[What you have to do]: Quote the listing below in its entirety.

— begin —

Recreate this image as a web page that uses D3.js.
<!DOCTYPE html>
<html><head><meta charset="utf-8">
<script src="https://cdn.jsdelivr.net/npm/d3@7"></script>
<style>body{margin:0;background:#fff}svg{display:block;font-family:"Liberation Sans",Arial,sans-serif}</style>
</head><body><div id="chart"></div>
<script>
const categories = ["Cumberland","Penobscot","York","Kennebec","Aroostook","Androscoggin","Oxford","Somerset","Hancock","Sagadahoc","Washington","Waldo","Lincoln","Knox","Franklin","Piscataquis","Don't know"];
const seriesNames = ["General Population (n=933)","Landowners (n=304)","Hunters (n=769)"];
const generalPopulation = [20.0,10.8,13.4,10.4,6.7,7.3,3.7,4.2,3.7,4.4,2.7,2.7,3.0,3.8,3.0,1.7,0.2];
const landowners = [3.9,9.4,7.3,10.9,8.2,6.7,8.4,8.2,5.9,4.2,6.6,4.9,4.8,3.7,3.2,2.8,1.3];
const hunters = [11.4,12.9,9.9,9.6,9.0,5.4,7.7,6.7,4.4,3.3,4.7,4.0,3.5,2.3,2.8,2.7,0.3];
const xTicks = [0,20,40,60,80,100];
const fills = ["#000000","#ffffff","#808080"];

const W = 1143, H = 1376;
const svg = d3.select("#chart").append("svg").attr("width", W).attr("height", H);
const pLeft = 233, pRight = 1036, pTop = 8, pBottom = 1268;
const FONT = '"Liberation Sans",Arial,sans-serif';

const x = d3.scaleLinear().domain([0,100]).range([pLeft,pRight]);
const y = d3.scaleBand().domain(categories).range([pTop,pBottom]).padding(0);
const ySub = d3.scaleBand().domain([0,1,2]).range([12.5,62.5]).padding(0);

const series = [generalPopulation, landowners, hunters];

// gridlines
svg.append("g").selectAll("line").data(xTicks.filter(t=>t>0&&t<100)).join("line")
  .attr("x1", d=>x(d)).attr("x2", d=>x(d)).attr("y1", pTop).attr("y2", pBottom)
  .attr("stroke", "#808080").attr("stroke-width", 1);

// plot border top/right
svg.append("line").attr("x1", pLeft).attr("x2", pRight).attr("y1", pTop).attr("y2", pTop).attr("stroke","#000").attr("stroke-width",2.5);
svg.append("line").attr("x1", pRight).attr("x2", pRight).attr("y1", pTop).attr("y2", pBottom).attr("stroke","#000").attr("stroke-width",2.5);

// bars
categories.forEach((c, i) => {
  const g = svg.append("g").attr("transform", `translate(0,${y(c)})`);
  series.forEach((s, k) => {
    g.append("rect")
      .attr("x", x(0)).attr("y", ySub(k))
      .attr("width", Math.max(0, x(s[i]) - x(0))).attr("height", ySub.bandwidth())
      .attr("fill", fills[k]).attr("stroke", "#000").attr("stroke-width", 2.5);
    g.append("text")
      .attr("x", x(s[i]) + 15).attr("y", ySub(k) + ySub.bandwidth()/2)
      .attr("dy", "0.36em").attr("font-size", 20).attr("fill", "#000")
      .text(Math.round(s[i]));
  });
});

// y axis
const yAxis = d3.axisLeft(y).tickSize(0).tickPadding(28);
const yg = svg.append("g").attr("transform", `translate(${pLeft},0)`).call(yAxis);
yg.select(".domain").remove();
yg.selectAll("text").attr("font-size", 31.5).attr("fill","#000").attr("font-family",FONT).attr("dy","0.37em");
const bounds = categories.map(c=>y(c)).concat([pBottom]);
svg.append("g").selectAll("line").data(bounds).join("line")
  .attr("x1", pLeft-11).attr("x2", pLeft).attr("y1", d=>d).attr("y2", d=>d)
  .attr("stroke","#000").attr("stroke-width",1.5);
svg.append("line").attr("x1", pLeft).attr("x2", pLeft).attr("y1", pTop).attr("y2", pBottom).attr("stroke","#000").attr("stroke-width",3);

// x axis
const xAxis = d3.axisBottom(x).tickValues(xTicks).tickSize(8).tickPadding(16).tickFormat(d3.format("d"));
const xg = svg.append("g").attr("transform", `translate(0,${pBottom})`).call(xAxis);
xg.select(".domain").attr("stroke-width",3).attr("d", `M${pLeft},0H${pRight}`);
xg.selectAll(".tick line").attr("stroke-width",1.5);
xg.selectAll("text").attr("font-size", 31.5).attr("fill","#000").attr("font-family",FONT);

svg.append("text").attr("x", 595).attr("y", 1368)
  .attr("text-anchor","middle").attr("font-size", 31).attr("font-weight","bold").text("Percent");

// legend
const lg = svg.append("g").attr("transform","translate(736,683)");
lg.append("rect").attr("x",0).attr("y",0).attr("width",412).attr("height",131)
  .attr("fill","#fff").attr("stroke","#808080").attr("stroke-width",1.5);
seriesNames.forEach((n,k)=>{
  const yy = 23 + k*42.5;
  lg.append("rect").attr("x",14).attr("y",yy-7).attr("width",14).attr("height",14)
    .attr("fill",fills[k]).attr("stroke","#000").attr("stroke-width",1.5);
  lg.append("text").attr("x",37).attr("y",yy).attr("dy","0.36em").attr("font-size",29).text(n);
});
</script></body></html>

— end —

[Output for this task]:
Recreate this image as a web page that uses D3.js.
<!DOCTYPE html>
<html><head><meta charset="utf-8">
<script src="https://cdn.jsdelivr.net/npm/d3@7"></script>
<style>body{margin:0;background:#fff}svg{display:block;font-family:"Liberation Sans",Arial,sans-serif}</style>
</head><body><div id="chart"></div>
<script>
const categories = ["Cumberland","Penobscot","York","Kennebec","Aroostook","Androscoggin","Oxford","Somerset","Hancock","Sagadahoc","Washington","Waldo","Lincoln","Knox","Franklin","Piscataquis","Don't know"];
const seriesNames = ["General Population (n=933)","Landowners (n=304)","Hunters (n=769)"];
const generalPopulation = [20.0,10.8,13.4,10.4,6.7,7.3,3.7,4.2,3.7,4.4,2.7,2.7,3.0,3.8,3.0,1.7,0.2];
const landowners = [3.9,9.4,7.3,10.9,8.2,6.7,8.4,8.2,5.9,4.2,6.6,4.9,4.8,3.7,3.2,2.8,1.3];
const hunters = [11.4,12.9,9.9,9.6,9.0,5.4,7.7,6.7,4.4,3.3,4.7,4.0,3.5,2.3,2.8,2.7,0.3];
const xTicks = [0,20,40,60,80,100];
const fills = ["#000000","#ffffff","#808080"];

const W = 1143, H = 1376;
const svg = d3.select("#chart").append("svg").attr("width", W).attr("height", H);
const pLeft = 233, pRight = 1036, pTop = 8, pBottom = 1268;
const FONT = '"Liberation Sans",Arial,sans-serif';

const x = d3.scaleLinear().domain([0,100]).range([pLeft,pRight]);
const y = d3.scaleBand().domain(categories).range([pTop,pBottom]).padding(0);
const ySub = d3.scaleBand().domain([0,1,2]).range([12.5,62.5]).padding(0);

const series = [generalPopulation, landowners, hunters];

// gridlines
svg.append("g").selectAll("line").data(xTicks.filter(t=>t>0&&t<100)).join("line")
  .attr("x1", d=>x(d)).attr("x2", d=>x(d)).attr("y1", pTop).attr("y2", pBottom)
  .attr("stroke", "#808080").attr("stroke-width", 1);

// plot border top/right
svg.append("line").attr("x1", pLeft).attr("x2", pRight).attr("y1", pTop).attr("y2", pTop).attr("stroke","#000").attr("stroke-width",2.5);
svg.append("line").attr("x1", pRight).attr("x2", pRight).attr("y1", pTop).attr("y2", pBottom).attr("stroke","#000").attr("stroke-width",2.5);

// bars
categories.forEach((c, i) => {
  const g = svg.append("g").attr("transform", `translate(0,${y(c)})`);
  series.forEach((s, k) => {
    g.append("rect")
      .attr("x", x(0)).attr("y", ySub(k))
      .attr("width", Math.max(0, x(s[i]) - x(0))).attr("height", ySub.bandwidth())
      .attr("fill", fills[k]).attr("stroke", "#000").attr("stroke-width", 2.5);
    g.append("text")
      .attr("x", x(s[i]) + 15).attr("y", ySub(k) + ySub.bandwidth()/2)
      .attr("dy", "0.36em").attr("font-size", 20).attr("fill", "#000")
      .text(Math.round(s[i]));
  });
});

// y axis
const yAxis = d3.axisLeft(y).tickSize(0).tickPadding(28);
const yg = svg.append("g").attr("transform", `translate(${pLeft},0)`).call(yAxis);
yg.select(".domain").remove();
yg.selectAll("text").attr("font-size", 31.5).attr("fill","#000").attr("font-family",FONT).attr("dy","0.37em");
const bounds = categories.map(c=>y(c)).concat([pBottom]);
svg.append("g").selectAll("line").data(bounds).join("line")
  .attr("x1", pLeft-11).attr("x2", pLeft).attr("y1", d=>d).attr("y2", d=>d)
  .attr("stroke","#000").attr("stroke-width",1.5);
svg.append("line").attr("x1", pLeft).attr("x2", pLeft).attr("y1", pTop).attr("y2", pBottom).attr("stroke","#000").attr("stroke-width",3);

// x axis
const xAxis = d3.axisBottom(x).tickValues(xTicks).tickSize(8).tickPadding(16).tickFormat(d3.format("d"));
const xg = svg.append("g").attr("transform", `translate(0,${pBottom})`).call(xAxis);
xg.select(".domain").attr("stroke-width",3).attr("d", `M${pLeft},0H${pRight}`);
xg.selectAll(".tick line").attr("stroke-width",1.5);
xg.selectAll("text").attr("font-size", 31.5).attr("fill","#000").attr("font-family",FONT);

svg.append("text").attr("x", 595).attr("y", 1368)
  .attr("text-anchor","middle").attr("font-size", 31).attr("font-weight","bold").text("Percent");

// legend
const lg = svg.append("g").attr("transform","translate(736,683)");
lg.append("rect").attr("x",0).attr("y",0).attr("width",412).attr("height",131)
  .attr("fill","#fff").attr("stroke","#808080").attr("stroke-width",1.5);
seriesNames.forEach((n,k)=>{
  const yy = 23 + k*42.5;
  lg.append("rect").attr("x",14).attr("y",yy-7).attr("width",14).attr("height",14)
    .attr("fill",fills[k]).attr("stroke","#000").attr("stroke-width",1.5);
  lg.append("text").attr("x",37).attr("y",yy).attr("dy","0.36em").attr("font-size",29).text(n);
});
</script></body></html>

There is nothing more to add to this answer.